Trading markets of all kinds are in the news pretty much continuously. The flavor of the week is of course the Bitcoin markets but equity and bond markets are always in the background. Just today there is an article on Hacker News about why you shouldn't invest in the stock market. I've participated in markets in one way or another for about a decade now but I haven't really understood how they work at a base level. Yesterday I built a tiny market simulator to fix that.
tl;dr: a market for a commodity is two sorted lists, one of prices someone is willing to pay and another of prices is willing to accept.
A market exists to enable people to trade something, whether that be shares of stock or pork futures contracts or cryptocurrency tokens. In modern markets the fundamental core is called the order book. This is an open listing of offers to buy and sell a given commodity at some price. For example:
- Pete has 10 shares of TSLA and is willing to sell them at $10 per share
- Andrew would like to buy 10 shares of TSLA and is willing to pay $9.99 per share
The order book looks like this:
|10 @ $9.99||10 @ $10.00|
Emily can see the order book because it's public and open. She also has 10 shares of TSLA and decides to match Andrew's bid. She puts in a sell order at $9.99. Now the order book looks like this:
|10 @ $9.99||10 @ $9.99|
|10 @ $10.00|
Hold on for a second. Why did Emily's offer bump Pete's down in the list? Each column of the order book is sorted by price and then by time. Buy orders are sorted highest price first, sell orders are sorted lowest first.
Trades only happen at the top of the order book. Because there's a match at the top of the order book the market executes the trade. Emily and Andrew exchange $9.99 for 10 shares of TSLA and Pete is left waiting for another suitor to come along and match his price.
This is how the notional price of an equity or contract is determined by the market. Each time a trade happens that price gets broadcast to the world as the price.
These orders are called limit orders because they say "buy TSLA for $9.99 but no more" or "sell TSLA for $10 but no less." In our example, if Fred didn't look at the book and decides to put in a buy for $10.05, he'll get his 10 shares at $10.00 from Pete.
Limit orders are the fundemental building block of a market. There are other order types but they're almost always built using one or more limit orders. One notable exception is a market order which orders a specific quantity at whatever the current market price is. (thanks for the corrections, minimax!)
Building a Simulation
Almost all of the above I learned by reading articles about basic trades and actually building a simulation. I decided to practice readme driven development and test driven development for this project, mainly because RDD helps me organize my thoughts and TDD helps me keep the programming going in the right direction. My first pass at the simulation was... well I guess you could say terrible. I completely misunderstood how the order book worked so I built this thing where any price match would execute a trade, not just at the top of the book. You can see that in the first working commit of my simulator.
After thinking about the problem really hard and reading about how order books are actually supposed to work I did some research and came across the algorithms gem. Among other awesome things, this gem includes several implementations of a data structure named the Red Black Tree. This structure keeps it's keys sorted during insert and removal, which is perfect for the order book. Each order book consists of a pair of these tree maps, one for buy and one for sell. The keys are the actual Order object and the value is just
true, since we only really care about the keys.
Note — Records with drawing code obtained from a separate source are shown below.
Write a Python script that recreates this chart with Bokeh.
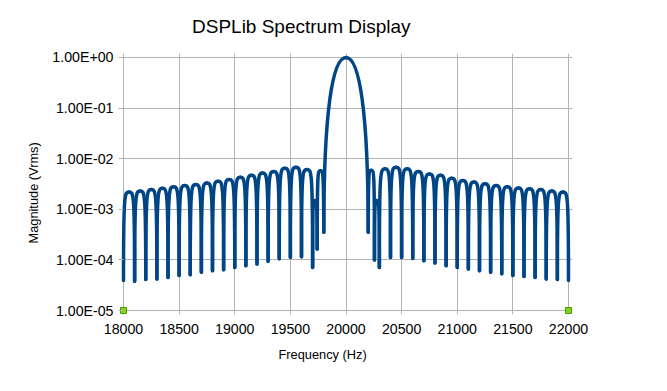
import numpy as np
from bokeh.plotting import figure
from bokeh.models import Range1d, FixedTicker, CustomJSTickFormatter, Title, ColumnDataSource
from bokeh.embed import file_html
from bokeh.resources import INLINE

# ---- data ----
# frequencies (Hz) of the spectrum's nulls, left to right
null_freqs = [18000, 18100, 18200, 18300, 18400, 18500, 18600, 18700, 18800,
              18900, 19000, 19100, 19200, 19300, 19400, 19500, 19600, 19700,
              19741, 19800,
              20200, 20256,
              20300, 20400, 20500, 20600, 20700, 20800, 20900, 21000, 21100,
              21200, 21300, 21400, 21500, 21600, 21700, 21800, 21900, 22000]
# magnitude (Vrms) at each null
null_mags = [3.9e-5, 3.8e-5, 4.1e-5, 4.2e-5, 4.5e-5, 4.9e-5, 5.1e-5, 5.7e-5, 6.1e-5,
             6.4e-5, 7.1e-5, 7.7e-5, 8.3e-5, 9.4e-5, 1.05e-4, 1.12e-4, 1.15e-4, 7.1e-5,
             1.65e-4, 3.5e-4,
             3.5e-4, 1.0e-4,
             7.1e-5, 1.12e-4, 1.12e-4, 1.07e-4, 9.6e-5, 8.7e-5, 7.7e-5, 7.1e-5, 6.6e-5,
             6.1e-5, 5.7e-5, 5.3e-5, 4.9e-5, 4.7e-5, 4.5e-5, 4.2e-5, 4.1e-5, 3.9e-5]
# peak magnitude (Vrms) of each lobe between consecutive nulls
lobe_peaks = [2.2e-3, 2.3e-3, 2.45e-3, 2.6e-3, 2.8e-3, 2.95e-3, 3.1e-3, 3.3e-3, 3.6e-3,
              3.9e-3, 4.3e-3, 4.7e-3, 5.2e-3, 5.6e-3, 6.5e-3, 6.8e-3, 6.1e-3,
              1.5e-3, 5.8e-3,
              1.0,
              5.9e-3, 1.5e-3,
              6.3e-3, 6.8e-3, 6.3e-3, 5.6e-3, 5.0e-3, 4.7e-3, 4.1e-3, 3.7e-3, 3.45e-3,
              3.2e-3, 2.95e-3, 2.8e-3, 2.65e-3, 2.55e-3, 2.45e-3, 2.3e-3, 2.2e-3]
# second series: end markers
marker_freqs = [18000, 22000]
marker_mags = [1e-5, 1e-5]

x_ticks = [18000, 18500, 19000, 19500, 20000, 20500, 21000, 21500, 22000]
y_ticks = [1e-5, 1e-4, 1e-3, 1e-2, 1e-1, 1.0]

# ---- build smooth lobes (two cubic Bezier halves per lobe) ----
nf = np.array(null_freqs, dtype=float)
nm = np.array(null_mags, dtype=float)
pk = np.array(lobe_peaks, dtype=float)
xl, xr = nf[:-1], nf[1:]
yl, yr = nm[:-1], nm[1:]
xp = (xl + xr) / 2.0
main = pk > 0.1
rise = np.where(main, 0.7, 1.0)      # shape: height of the vertical handle
reach = np.where(main, 0.4, 0.2)     # shape: where the flat top handle starts


def handle(ynull):
    ln, lp = np.log10(ynull), np.log10(pk)
    return 10 ** (ln + rise * (lp - ln))


src = ColumnDataSource(dict(
    x0=np.concatenate([xl, xp]),
    y0=np.concatenate([yl, pk]),
    x1=np.concatenate([xp, xr]),
    y1=np.concatenate([pk, yr]),
    cx0=np.concatenate([xl, xp + (1 - reach) * (xr - xp)]),
    cy0=np.concatenate([handle(yl), pk]),
    cx1=np.concatenate([xl + reach * (xp - xl), xr]),
    cy1=np.concatenate([pk, handle(yr)]),
))

FONT = "Liberation Sans"
GRID = "#b3b3b3"

# small padding around the data area so edge markers are not clipped
PAD_X = 36.0            # Hz  (~4 px)
PAD_Y = 10 ** 0.079     # factor (~4 px)

p = figure(width=659, height=383,
           x_range=Range1d(18000 - PAD_X, 22000 + PAD_X),
           y_range=Range1d(1e-5 / PAD_Y, 1.0 * PAD_Y),
           y_axis_type="log", output_backend="svg", toolbar_location=None,
           min_border_left=119, min_border_right=87,
           min_border_top=53, min_border_bottom=69)
p.outline_line_color = None
p.background_fill_color = "white"
p.border_fill_color = "white"

p.bezier(x0="x0", y0="y0", x1="x1", y1="y1", cx0="cx0", cy0="cy0",
         cx1="cx1", cy1="cy1", source=src, line_color="#004586",
         line_width=3.5, line_cap="round")

p.scatter(marker_freqs, marker_mags, marker="square", size=6,
          fill_color="#81d41a", line_color="#4e9a06", line_width=1)

# axes
p.xaxis.ticker = FixedTicker(ticks=x_ticks)
p.yaxis.ticker = FixedTicker(ticks=y_ticks)
p.xgrid.ticker = FixedTicker(ticks=x_ticks)
p.ygrid.ticker = FixedTicker(ticks=y_ticks)
p.yaxis.formatter = CustomJSTickFormatter(code="""
const e = Math.round(Math.log10(tick));
const m = tick / Math.pow(10, e);
const a = Math.abs(e);
return m.toFixed(2) + "E" + (e < 0 ? "-" : "+") + (a < 10 ? "0" : "") + a;
""")
for ax in (p.xaxis, p.yaxis):
    ax.axis_line_color = None
    ax.major_tick_line_color = GRID
    ax.minor_tick_line_color = None
    ax.major_label_text_font = FONT
    ax.major_label_text_font_size = "14.2px"
    ax.major_label_text_color = "#000000"
p.yaxis.major_tick_in = 4
p.yaxis.major_tick_out = 1
p.yaxis.major_label_standoff = 5
p.xaxis.major_tick_in = 0
p.xaxis.major_tick_out = 0
p.xaxis.major_label_standoff = 9

for g in (p.xgrid, p.ygrid):
    g.grid_line_color = GRID
    g.grid_line_width = 1

# titles
t = Title(text="DSPLib Spectrum Display", align="left", offset=72.5, standoff=29,
          vertical_align="top",
          text_font=FONT, text_font_size="19px", text_font_style="normal",
          text_color="#000000")
p.add_layout(t, "above")
xl_t = Title(text="Frequency (Hz)", align="left", offset=159, standoff=16,
             text_font=FONT, text_font_size="12.8px", text_font_style="normal",
             text_color="#000000")
p.add_layout(xl_t, "below")
yl_t = Title(text="Magnitude (Vrms)", align="left", offset=71, standoff=18,
             text_font=FONT, text_font_size="12.8px", text_font_style="normal",
             text_color="#000000")
p.add_layout(yl_t, "left")

open("out.html", "w").write(file_html(p, INLINE))
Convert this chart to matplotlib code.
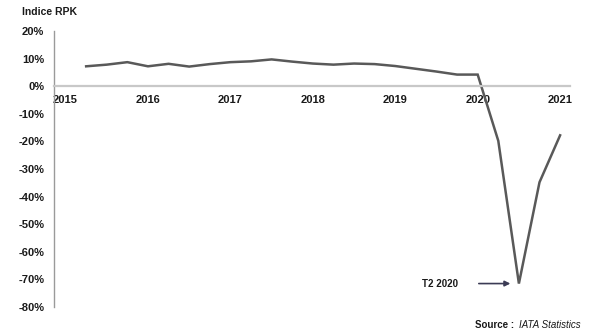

The core of the simulation is submitting orders and checking to see if there's a match. Submitting is fairly trivial:
def submit_order(order) if order.order_type == :buy buy_map.push(order, true) else sell_map.push(order, true) end end
Because the book is kept sorted, determining a match is also relatively straightforward. Here's the code in the book:
def match? return false if buy_map.size == 0 || sell_map.size == 0 sell_map.min_key.match? buy_map.max_key end
We just have get the top of each column in the order book and compare them. The tree map takes care that we can efficiently get both the min and max key.
Here is the implementation of
def match?(other) price_match = if order_type == :buy && other.order_type == :sell price >= other.price else price <= other.price end commodity == other.commodity && quantity == other.quantity && price_match end
We first determine how to compare the price and then do some sanity checking on commodity and quantity. This simulator is limted to trading orders of exactly the same quantity but real markets can fulfill orders in more complicated ways.
So what did I learn yesterday afternoon? A few things. First, readme driven development and test driven development go hand in hand when building a project like this. Writing (and rewriting) the readme helped to clarify what I actually wanted to build, and writing tests both before and after building the implementation helped immensely with keeping the goal clear and my implementation correct.
Second, I gained a much better understanding of how markets work on a basic level. Actually getting in and building something seems to cement the ideas a whole lot better than just reading about them.